**Problem to work on:** Copy all the entries below exactly, but not the pictures.

═════ Information shown

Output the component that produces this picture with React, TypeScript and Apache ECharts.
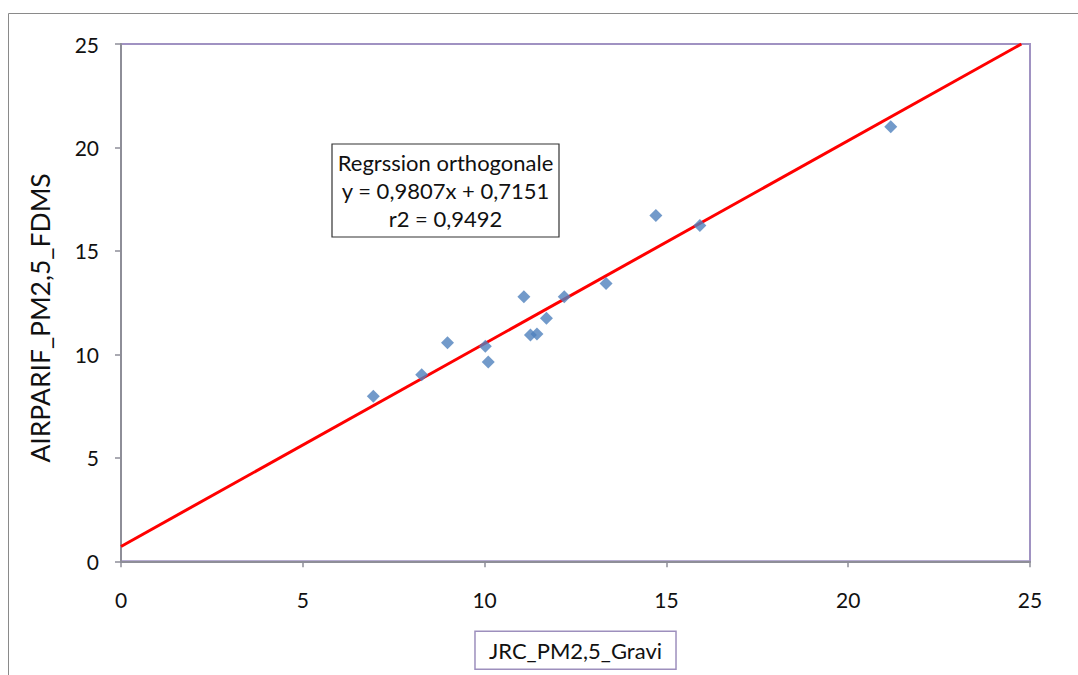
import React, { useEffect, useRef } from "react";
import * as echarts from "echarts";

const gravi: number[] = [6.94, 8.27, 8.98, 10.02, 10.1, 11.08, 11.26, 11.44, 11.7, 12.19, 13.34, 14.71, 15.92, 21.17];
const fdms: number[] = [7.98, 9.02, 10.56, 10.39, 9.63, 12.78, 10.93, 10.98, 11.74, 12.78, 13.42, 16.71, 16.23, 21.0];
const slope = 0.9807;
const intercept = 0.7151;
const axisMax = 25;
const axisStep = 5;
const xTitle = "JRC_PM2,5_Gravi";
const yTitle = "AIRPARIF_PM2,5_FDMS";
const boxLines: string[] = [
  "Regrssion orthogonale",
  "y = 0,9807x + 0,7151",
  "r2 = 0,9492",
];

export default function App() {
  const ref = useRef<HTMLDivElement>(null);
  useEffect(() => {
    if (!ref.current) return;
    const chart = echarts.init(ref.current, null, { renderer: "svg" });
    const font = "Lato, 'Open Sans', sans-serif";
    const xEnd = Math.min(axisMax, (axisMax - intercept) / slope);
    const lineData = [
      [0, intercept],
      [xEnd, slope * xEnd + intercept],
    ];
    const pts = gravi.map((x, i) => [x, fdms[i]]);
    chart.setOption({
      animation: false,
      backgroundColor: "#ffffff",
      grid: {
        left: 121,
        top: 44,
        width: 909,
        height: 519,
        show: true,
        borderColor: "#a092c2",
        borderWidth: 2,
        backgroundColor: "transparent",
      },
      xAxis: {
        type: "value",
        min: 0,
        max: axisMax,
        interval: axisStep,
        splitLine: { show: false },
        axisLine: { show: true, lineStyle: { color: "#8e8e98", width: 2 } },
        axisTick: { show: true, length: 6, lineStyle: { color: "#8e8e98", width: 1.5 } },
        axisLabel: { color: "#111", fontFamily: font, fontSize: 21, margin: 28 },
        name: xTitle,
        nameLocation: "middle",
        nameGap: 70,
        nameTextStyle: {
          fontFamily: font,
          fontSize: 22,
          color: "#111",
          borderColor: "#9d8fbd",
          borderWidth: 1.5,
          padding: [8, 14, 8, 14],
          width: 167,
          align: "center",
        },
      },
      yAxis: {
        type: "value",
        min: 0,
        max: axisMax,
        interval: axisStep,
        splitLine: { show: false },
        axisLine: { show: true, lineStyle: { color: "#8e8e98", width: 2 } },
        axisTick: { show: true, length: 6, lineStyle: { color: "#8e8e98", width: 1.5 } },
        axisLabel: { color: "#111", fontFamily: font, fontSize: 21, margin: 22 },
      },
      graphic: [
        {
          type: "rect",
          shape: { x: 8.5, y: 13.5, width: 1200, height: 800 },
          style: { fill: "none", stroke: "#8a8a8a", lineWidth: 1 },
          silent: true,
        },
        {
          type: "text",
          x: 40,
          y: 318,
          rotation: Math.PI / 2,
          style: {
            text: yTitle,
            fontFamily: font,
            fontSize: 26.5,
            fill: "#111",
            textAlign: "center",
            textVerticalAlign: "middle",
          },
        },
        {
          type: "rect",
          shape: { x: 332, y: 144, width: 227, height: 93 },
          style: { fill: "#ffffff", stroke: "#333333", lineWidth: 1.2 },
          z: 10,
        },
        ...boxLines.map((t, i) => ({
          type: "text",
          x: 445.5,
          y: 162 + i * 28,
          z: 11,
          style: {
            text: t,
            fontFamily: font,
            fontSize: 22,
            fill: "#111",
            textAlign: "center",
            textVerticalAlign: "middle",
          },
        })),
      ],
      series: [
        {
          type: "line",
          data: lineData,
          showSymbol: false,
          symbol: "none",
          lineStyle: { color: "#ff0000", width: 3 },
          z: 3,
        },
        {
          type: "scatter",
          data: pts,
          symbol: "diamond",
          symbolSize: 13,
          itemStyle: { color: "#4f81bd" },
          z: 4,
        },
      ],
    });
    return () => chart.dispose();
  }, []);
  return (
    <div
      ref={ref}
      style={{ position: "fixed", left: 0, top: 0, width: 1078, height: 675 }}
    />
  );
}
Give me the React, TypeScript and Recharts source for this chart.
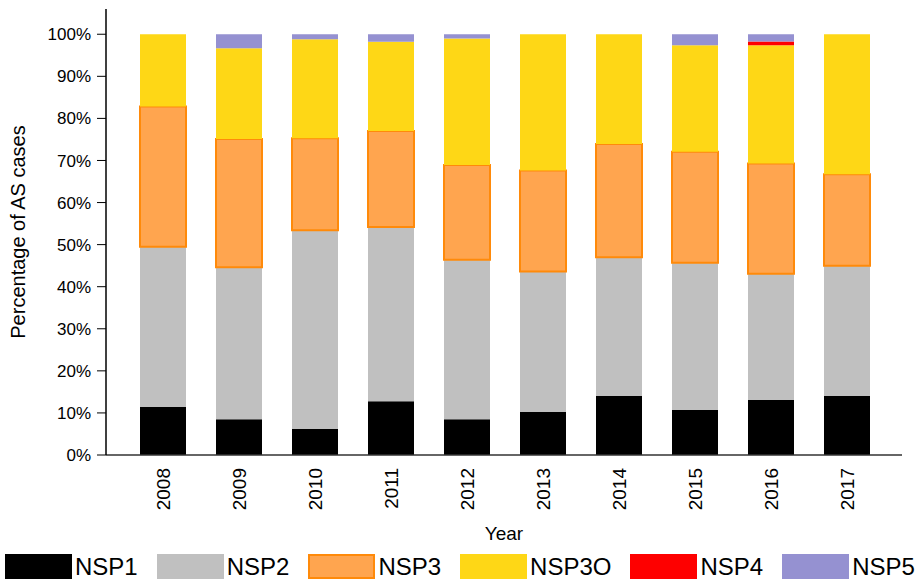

══════════

**Solution to the exercise:**
Output the component that produces this picture with React, TypeScript and Apache ECharts.
import React, { useEffect, useRef } from "react";
import * as echarts from "echarts";

const gravi: number[] = [6.94, 8.27, 8.98, 10.02, 10.1, 11.08, 11.26, 11.44, 11.7, 12.19, 13.34, 14.71, 15.92, 21.17];
const fdms: number[] = [7.98, 9.02, 10.56, 10.39, 9.63, 12.78, 10.93, 10.98, 11.74, 12.78, 13.42, 16.71, 16.23, 21.0];
const slope = 0.9807;
const intercept = 0.7151;
const axisMax = 25;
const axisStep = 5;
const xTitle = "JRC_PM2,5_Gravi";
const yTitle = "AIRPARIF_PM2,5_FDMS";
const boxLines: string[] = [
  "Regrssion orthogonale",
  "y = 0,9807x + 0,7151",
  "r2 = 0,9492",
];

export default function App() {
  const ref = useRef<HTMLDivElement>(null);
  useEffect(() => {
    if (!ref.current) return;
    const chart = echarts.init(ref.current, null, { renderer: "svg" });
    const font = "Lato, 'Open Sans', sans-serif";
    const xEnd = Math.min(axisMax, (axisMax - intercept) / slope);
    const lineData = [
      [0, intercept],
      [xEnd, slope * xEnd + intercept],
    ];
    const pts = gravi.map((x, i) => [x, fdms[i]]);
    chart.setOption({
      animation: false,
      backgroundColor: "#ffffff",
      grid: {
        left: 121,
        top: 44,
        width: 909,
        height: 519,
        show: true,
        borderColor: "#a092c2",
        borderWidth: 2,
        backgroundColor: "transparent",
      },
      xAxis: {
        type: "value",
        min: 0,
        max: axisMax,
        interval: axisStep,
        splitLine: { show: false },
        axisLine: { show: true, lineStyle: { color: "#8e8e98", width: 2 } },
        axisTick: { show: true, length: 6, lineStyle: { color: "#8e8e98", width: 1.5 } },
        axisLabel: { color: "#111", fontFamily: font, fontSize: 21, margin: 28 },
        name: xTitle,
        nameLocation: "middle",
        nameGap: 70,
        nameTextStyle: {
          fontFamily: font,
          fontSize: 22,
          color: "#111",
          borderColor: "#9d8fbd",
          borderWidth: 1.5,
          padding: [8, 14, 8, 14],
          width: 167,
          align: "center",
        },
      },
      yAxis: {
        type: "value",
        min: 0,
        max: axisMax,
        interval: axisStep,
        splitLine: { show: false },
        axisLine: { show: true, lineStyle: { color: "#8e8e98", width: 2 } },
        axisTick: { show: true, length: 6, lineStyle: { color: "#8e8e98", width: 1.5 } },
        axisLabel: { color: "#111", fontFamily: font, fontSize: 21, margin: 22 },
      },
      graphic: [
        {
          type: "rect",
          shape: { x: 8.5, y: 13.5, width: 1200, height: 800 },
          style: { fill: "none", stroke: "#8a8a8a", lineWidth: 1 },
          silent: true,
        },
        {
          type: "text",
          x: 40,
          y: 318,
          rotation: Math.PI / 2,
          style: {
            text: yTitle,
            fontFamily: font,
            fontSize: 26.5,
            fill: "#111",
            textAlign: "center",
            textVerticalAlign: "middle",
          },
        },
        {
          type: "rect",
          shape: { x: 332, y: 144, width: 227, height: 93 },
          style: { fill: "#ffffff", stroke: "#333333", lineWidth: 1.2 },
          z: 10,
        },
        ...boxLines.map((t, i) => ({
          type: "text",
          x: 445.5,
          y: 162 + i * 28,
          z: 11,
          style: {
            text: t,
            fontFamily: font,
            fontSize: 22,
            fill: "#111",
            textAlign: "center",
            textVerticalAlign: "middle",
          },
        })),
      ],
      series: [
        {
          type: "line",
          data: lineData,
          showSymbol: false,
          symbol: "none",
          lineStyle: { color: "#ff0000", width: 3 },
          z: 3,
        },
        {
          type: "scatter",
          data: pts,
          symbol: "diamond",
          symbolSize: 13,
          itemStyle: { color: "#4f81bd" },
          z: 4,
        },
      ],
    });
    return () => chart.dispose();
  }, []);
  return (
    <div
      ref={ref}
      style={{ position: "fixed", left: 0, top: 0, width: 1078, height: 675 }}
    />
  );
}
Give me the React, TypeScript and Recharts source for this chart.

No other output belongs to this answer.